Madame Coste décrit très bien notre métier aujourd’hui : “Les enseignants qui durent sont ceux qui trouvent des satisfactions dans le travail, par exemple quand ils conçoivent des situations pédagogiques et quand ils constatent qu’avec elles les élèves progressent. Les enseignants éprouvent de la satisfaction quand ils voient briller les yeux de leurs élèves. Le métier d’enseignant n’est plus un travail uniquement de transmission.

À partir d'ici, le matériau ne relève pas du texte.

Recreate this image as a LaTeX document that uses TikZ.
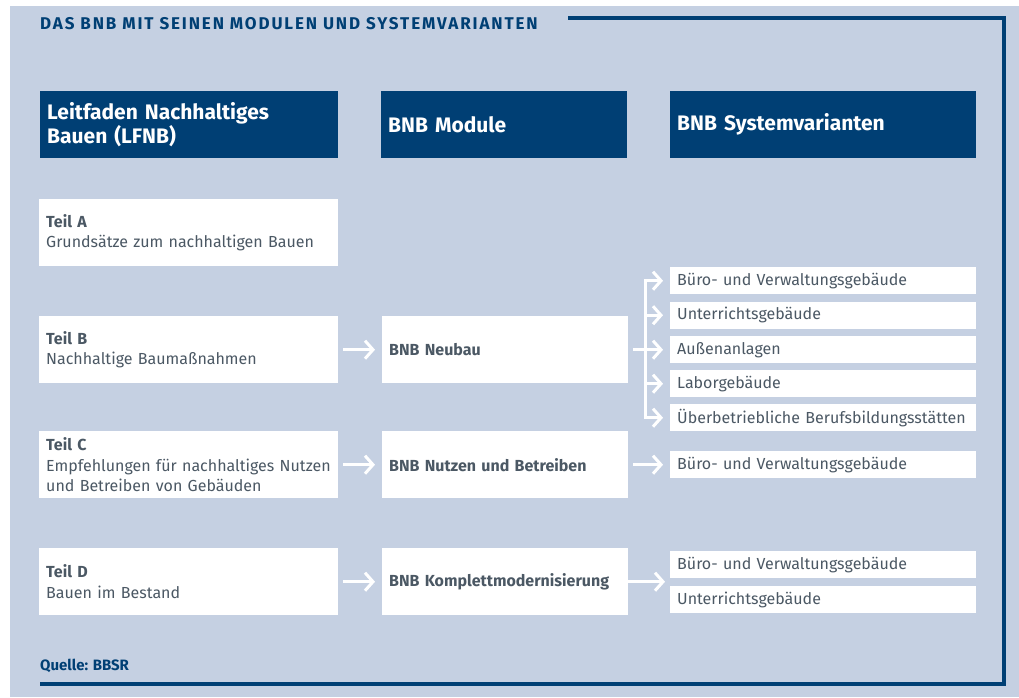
\documentclass[tikz,border=0pt]{standalone}
\usepackage{fontspec}
\setmainfont{Fira Sans}
\newfontfamily\titelfont[LetterSpace = 11]{Fira Sans}
\usetikzlibrary{arrows.meta}
\definecolor{bnbback}{HTML}{C5D0E2}
\definecolor{bnbblue}{HTML}{003F74}
\definecolor{bnbtext}{HTML}{4B5864}
\tikzset{
  headbox/.style = {fill = bnbblue, text = white, anchor = north west, align = left,
    inner xsep = 7pt, inner ysep = 0pt, minimum height = 67pt,
    font = \fontsize{21}{24}\selectfont\bfseries},
  whitebox/.style = {fill = white, text = bnbtext, anchor = north west, align = left,
    inner xsep = 7pt, inner ysep = 0pt, font = \fontsize{16}{20.5}\selectfont},
  teilbox/.style = {whitebox, text width = 285pt, minimum height = 67pt},
  modbox/.style = {whitebox, text width = 232pt, minimum height = 67pt, font = \fontsize{16}{20.5}\selectfont\bfseries},
  varbox/.style = {whitebox, text width = 292pt, minimum height = 27pt},
  whitearrow/.style = {draw = white, line width = 3pt, -{Straight Barb[length = 8pt, width = 18pt]}}
}
\begin{document}
\begin{tikzpicture}[x = 1pt, y = -1pt]
  \useasboundingbox[fill = white] (0, 0) rectangle (1019, 697);
  \fill[bnbback] (10, 6) rectangle (1019, 697);
  \draw[bnbblue, line width = 3.5pt] (568, 18) -- (1004, 18) -- (1004, 684) -- (40, 684);
  \node[anchor = west, text = bnbblue, font = \titelfont\fontsize{17}{19}\selectfont\bfseries, inner sep = 0pt] (titel) at (40, 24) {DAS BNB MIT SEINEN MODULEN UND SYSTEMVARIANTEN};
  \node[anchor = west, text = bnbblue, font = \fontsize{15}{17}\selectfont\bfseries, inner sep = 0pt] (quelle) at (40, 666) {Quelle: BBSR};

  \node[headbox, text width = 284pt] (lfnb) at (40, 91) {Leitfaden Nachhaltiges\\Bauen (LFNB)};
  \node[headbox, text width = 232pt] (module) at (381, 91) {BNB Module};
  \node[headbox, text width = 292pt] (varianten) at (670, 91) {BNB Systemvarianten};

  \node[teilbox] (teilA) at (39, 199) {\textbf{Teil A}\\Grundsätze zum nachhaltigen Bauen};
  \node[teilbox] (teilB) at (39, 316) {\textbf{Teil B}\\Nachhaltige Baumaßnahmen};
  \node[teilbox] (teilC) at (39, 431) {\textbf{Teil C}\\Empfehlungen für nachhaltiges Nutzen\\und Betreiben von Gebäuden};
  \node[teilbox] (teilD) at (39, 548) {\textbf{Teil D}\\Bauen im Bestand};

  \node[modbox] (neubau) at (382, 316) {BNB Neubau};
  \node[modbox] (nutzen) at (382, 431) {BNB Nutzen und Betreiben};
  \node[modbox] (komplett) at (382, 548) {BNB Komplettmodernisierung};

  \node[varbox] (v1) at (670, 267) {Büro- und Verwaltungsgebäude};
  \node[varbox] (v2) at (670, 301.5) {Unterrichtsgebäude};
  \node[varbox] (v3) at (670, 336) {Außenanlagen};
  \node[varbox] (v4) at (670, 370) {Laborgebäude};
  \node[varbox] (v5) at (670, 404) {Überbetriebliche Berufsbildungsstätten};
  \node[varbox] (v6) at (670, 451) {Büro- und Verwaltungsgebäude};
  \node[varbox] (v7) at (670, 551) {Büro- und Verwaltungsgebäude};
  \node[varbox] (v8) at (670, 586) {Unterrichtsgebäude};

  \draw[whitearrow, shorten <= 5pt, shorten >= 7pt] (teilB) -- (neubau);
  \draw[whitearrow, shorten <= 5pt, shorten >= 7pt] (teilC) -- (nutzen);
  \draw[whitearrow, shorten <= 5pt, shorten >= 7pt] (teilD) -- (komplett);

  \coordinate (gabel) at (645, 0);
  \draw[white, line width = 3pt, shorten <= 5pt] (neubau.east) -- (gabel |- neubau.east);
  \draw[white, line width = 3pt, line cap = rect] (gabel |- v1) -- (gabel |- v5);
  \foreach \v in {v1, v2, v3, v4, v5}
    \draw[whitearrow, shorten >= 7pt] (gabel |- \v) -- (\v.west);
  \draw[whitearrow, shorten <= 5pt, shorten >= 7pt] (nutzen) -- (v6);
  \draw[whitearrow, shorten >= 5pt] (komplett) -- (komplett -| v7.west);
\end{tikzpicture}
\end{document}
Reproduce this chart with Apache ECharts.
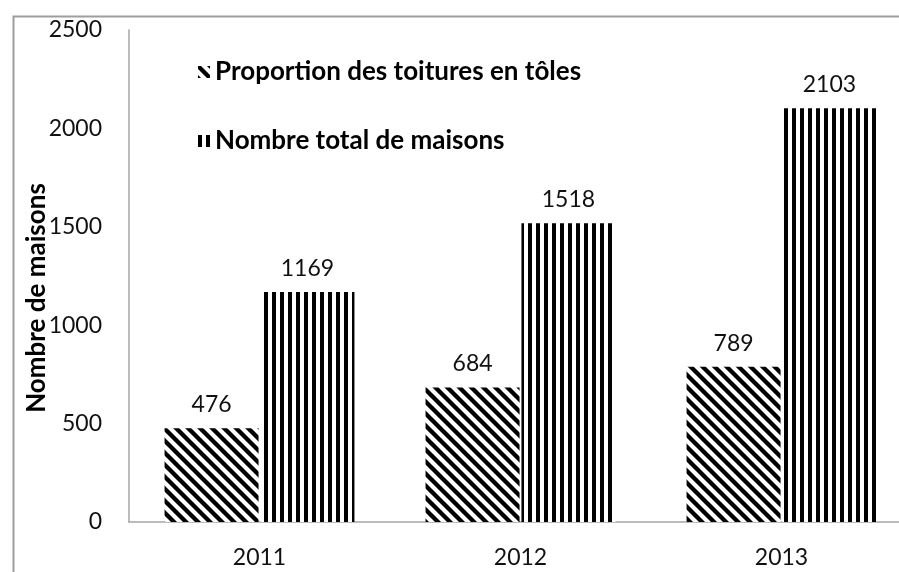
<!DOCTYPE html>
<html>
<head>
<meta charset="utf-8">
<script src="https://cdn.jsdelivr.net/npm/echarts@6/dist/echarts.min.js"></script>
<style>
  html, body { margin: 0; padding: 0; background: #fff; overflow: hidden; }
  body { width: 899px; height: 572px; }
  /* plot continues a little past the right edge of the window */
  #chart { width: 912px; height: 572px; }
</style>
</head>
<body>
<div id="chart"></div>
<script>
// Housing counts per year
const years = ['2011', '2012', '2013'];
const tinRoofs = [476, 684, 789];
const totalHouses = [1169, 1518, 2103];
const seriesNames = ['Proportion des toitures en tôles', 'Nombre total de maisons'];
const yTitle = 'Nombre de maisons';
const yTicks = { min: 0, max: 2500, step: 500 };

const FONT = 'Lato';

// Diagonal "\" hatch tile
function diagonalTile() {
  const s = 12;
  const c = document.createElement('canvas');
  c.width = s; c.height = s;
  const g = c.getContext('2d');
  g.fillStyle = '#fff';
  g.fillRect(0, 0, s, s);
  g.strokeStyle = '#000';
  g.lineWidth = 4.3;
  g.beginPath();
  for (const o of [-s, 0, s]) {
    g.moveTo(o - 2, -2);
    g.lineTo(o + s + 2, s + 2);
  }
  g.stroke();
  return c;
}

// Vertical stripe tile
function verticalTile() {
  const c = document.createElement('canvas');
  c.width = 8; c.height = 8;
  const g = c.getContext('2d');
  g.fillStyle = '#fff';
  g.fillRect(0, 0, 8, 8);
  g.fillStyle = '#000';
  g.fillRect(0, 0, 4, 8);
  return c;
}

const hatch = { image: diagonalTile(), repeat: 'repeat' };
const stripes = { image: verticalTile(), repeat: 'repeat' };

const axisGray = '#a6a6a6';
const labelStyle = { fontFamily: FONT, fontSize: 23, color: '#111' };
const boldStyle = { fontFamily: FONT, fontSize: 26, fontWeight: 'bold', color: '#000' };

const chart = echarts.init(document.getElementById('chart'), null, { renderer: 'canvas' });

chart.setOption({
  backgroundColor: '#fff',
  animation: false,
  grid: { left: 129, top: 30, right: 0, bottom: 50, containLabel: false },
  legend: {
    orient: 'vertical',
    left: 193,
    top: 52,
    itemWidth: 12,
    itemHeight: 12,
    itemGap: 39,
    icon: 'rect',
    textStyle: Object.assign({ lineHeight: 30 }, boldStyle),
    data: seriesNames
  },
  xAxis: {
    type: 'category',
    data: years,
    axisLine: { lineStyle: { color: axisGray, width: 1.5 } },
    axisTick: { show: false },
    axisLabel: Object.assign({ margin: 24 }, labelStyle),
    splitLine: { show: false }
  },
  yAxis: {
    type: 'value',
    min: yTicks.min,
    max: yTicks.max,
    interval: yTicks.step,
    axisLine: { show: true, lineStyle: { color: axisGray, width: 1.5 } },
    axisTick: { show: false },
    splitLine: { show: false },
    axisLabel: Object.assign({ margin: 27, formatter: v => String(v) }, labelStyle)
  },
  series: [
    {
      name: seriesNames[0],
      type: 'bar',
      data: tinRoofs,
      barWidth: 94,
      barGap: '2%',
      itemStyle: { color: hatch },
      label: Object.assign({ show: true, position: 'top', distance: 12 }, labelStyle)
    },
    {
      name: seriesNames[1],
      type: 'bar',
      data: totalHouses,
      barWidth: 94,
      barGap: '2%',
      itemStyle: { color: stripes },
      label: Object.assign({ show: true, position: 'top', distance: 12 }, labelStyle)
    }
  ],
  graphic: [
    {
      type: 'rect',
      left: 11,
      top: 14,
      shape: { x: 0, y: 0, width: 1000, height: 1000 },
      style: { fill: 'none', stroke: '#9e9e9e', lineWidth: 2 },
      silent: true
    },
    {
      // vertical axis title
      type: 'text',
      x: 37,
      y: 298,
      rotation: Math.PI / 2,
      style: Object.assign({ text: yTitle, align: 'center', verticalAlign: 'middle' }, boldStyle),
      silent: true
    }
  ]
});
</script>
</body>
</html>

C’est devenu un travail de conception de dispositif pédagogique, d’accompagnement et d’évaluation.” En effet, ce que veulent les enseignants, c’est faire réussir leurs élèves, c’est trouver un sens à leur métier, c’est souvent même contribuer à changer la société. Et aujourd’hui, l’enseignement est un métier créatif. Reste à partager davantage cette idée, pour que tous les cadres permettent à tous les enseignants de vivre cette créativité. Tout est dans la confiance… Mais pour entendre beaucoup de témoignages d’enseignants de tous degrés, dans les faits, ce n’est pas toujours le cas, loin de là. Notez que je n’entends pas par là l’absence de contrôle : évidemment, notre travail, notre efficacité doivent être évalués et les formations adaptées et discutées en conséquence. Mais il n’y a aucune raison valable que cela se passe mal, comme d’ailleurs dans la relation humaine et d’apprentissage ente prof et élève.
“Ceux qui ne s’usent pas sont aussi ceux qui mettent en adéquation leur engagement professionnel avec les valeurs pour lesquelles ils sont entrés dans l’enseignement. Quand les enseignants retrouvent ces valeurs dans le métier ça leur permet de tenir.(…) Les enseignants âgés de plus de 50 ans viennent souvent d’un milieu modeste et ils ont vécu leur métier comme une ascension sociale. Ils veulent rendre à l’institution ce qu’elle leur a donné comme ils le rendent aux élèves.“
Au final, je comprends pourquoi ça va, pour moi : je me sens reconnue et j’y crois toujours, à fond, même. En lien avec la reconnaissance, toutes les nouvelles missions et tâches qu’on me confient rendent mon quotidien pétillant, complexe et déstabilisant juste ce qu’il faut. J’adore ça. En revanche, je vieillis, en effet, et je le sens : rester active physiquement huit heures (voire plus) dans une journée me fatigue, et parfois je me surprends à avoir envie de m’assoir. Mais ça, c’est la vie !
Il est beau, cet article. Mais je n’aime décidément pas le mot “tenir”, que je trouve de parti pris.